----- Records to process

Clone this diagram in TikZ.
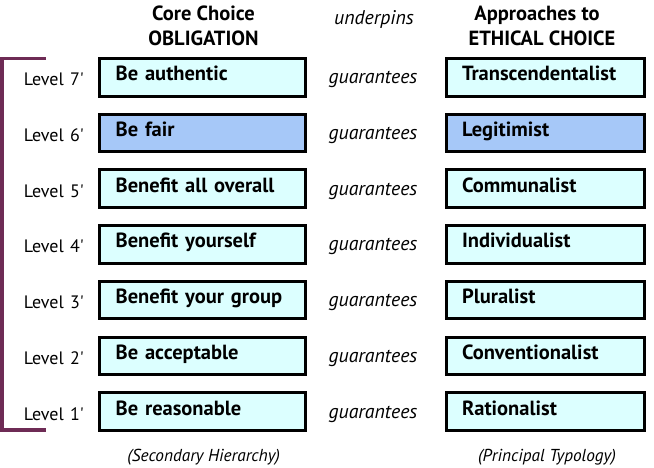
\documentclass[tikz,border=0pt]{standalone}
\usepackage{fontspec}
\setmainfont{PT Sans}
\usetikzlibrary{positioning}

\definecolor{palecyan}{HTML}{DCFFFF}
\definecolor{paleblue}{HTML}{A6C8F8}
\definecolor{bracketcol}{HTML}{6E2B55}

\tikzset{
  choicebox/.style={draw=black, line width=3pt, minimum height=37.5pt,
    inner xsep=16pt, inner ysep=0pt, align=left, text height=14pt, text depth=7pt,
    font=\bfseries\fontsize{20.5}{24}\selectfont},
  obligbox/.style={choicebox, text width=174pt},
  apprbox/.style={choicebox, text width=166.5pt},
  levellabel/.style={anchor=base east, inner sep=0pt, font=\fontsize{18}{21}\selectfont},
  linklabel/.style={anchor=base, inner sep=0pt, font=\itshape\fontsize{19.8}{23}\selectfont},
  header/.style={anchor=north, align=center, inner sep=0pt, font=\bfseries\fontsize{20.5}{25}\selectfont},
  footnote/.style={anchor=base, inner sep=0pt, font=\itshape\fontsize{17.3}{20}\selectfont}
}

\begin{document}
\begin{tikzpicture}[x=1pt, y=-1pt]
    \useasboundingbox (0,0) rectangle (654,468);

    % Headers
    \node[header] (hoblig) at (203.5,5.2) {Core Choice\\OBLIGATION};
    \node[linklabel] (hunder) at (374,25) {underpins};
    \node[header] (happr) at (542,6) {Approaches to\hspace*{10pt}\\ETHICAL CHOICE};

    % Rows: level / obligation / approach / fill
    \foreach \lev/\oblig/\appr/\fillc in {
        7/Be authentic/Transcendentalist/palecyan,
        6/Be fair/Legitimist/paleblue,
        5/Benefit all overall/Communalist/palecyan,
        4/Benefit yourself/Individualist/palecyan,
        3/Benefit your group/Pluralist/palecyan,
        2/Be acceptable/Conventionalist/palecyan,
        1/Be reasonable/Rationalist/palecyan}
    {
        \pgfmathsetmacro{\rowy}{77.3+(7-\lev)*55.7}
        \node[obligbox, fill=\fillc] (oblig\lev) at (202.7,\rowy) {\oblig};
        \node[apprbox, fill=\fillc] (appr\lev) at (545.3,\rowy) {\appr};
        \node[levellabel] (lev\lev) at (84,\rowy+8.5) {Level\hspace{0.35em}\lev\textquotesingle};
        \node[linklabel] (guar\lev) at (373,\rowy+6.5) {guarantees};
    }

    % Bracket
    \draw[bracketcol, line width=3.5pt] (46,58.5) -- (2,58.5) -- (2,430) -- (46,430);

    % Footnotes
    \node[footnote] (fsec) at (203.7,461) {(Secondary Hierarchy)};
    \node[footnote] (fprin) at (547,461) {(Principal Typology)};
\end{tikzpicture}
\end{document}
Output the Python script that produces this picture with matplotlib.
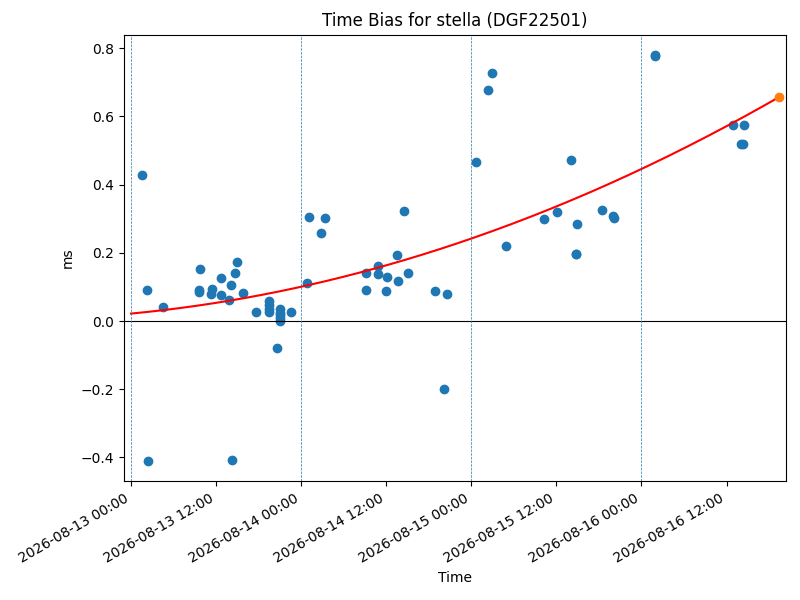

----------

Find "this". Copy every line it occurs in.

Clone this diagram in TikZ.
Output the Python script that produces this picture with matplotlib.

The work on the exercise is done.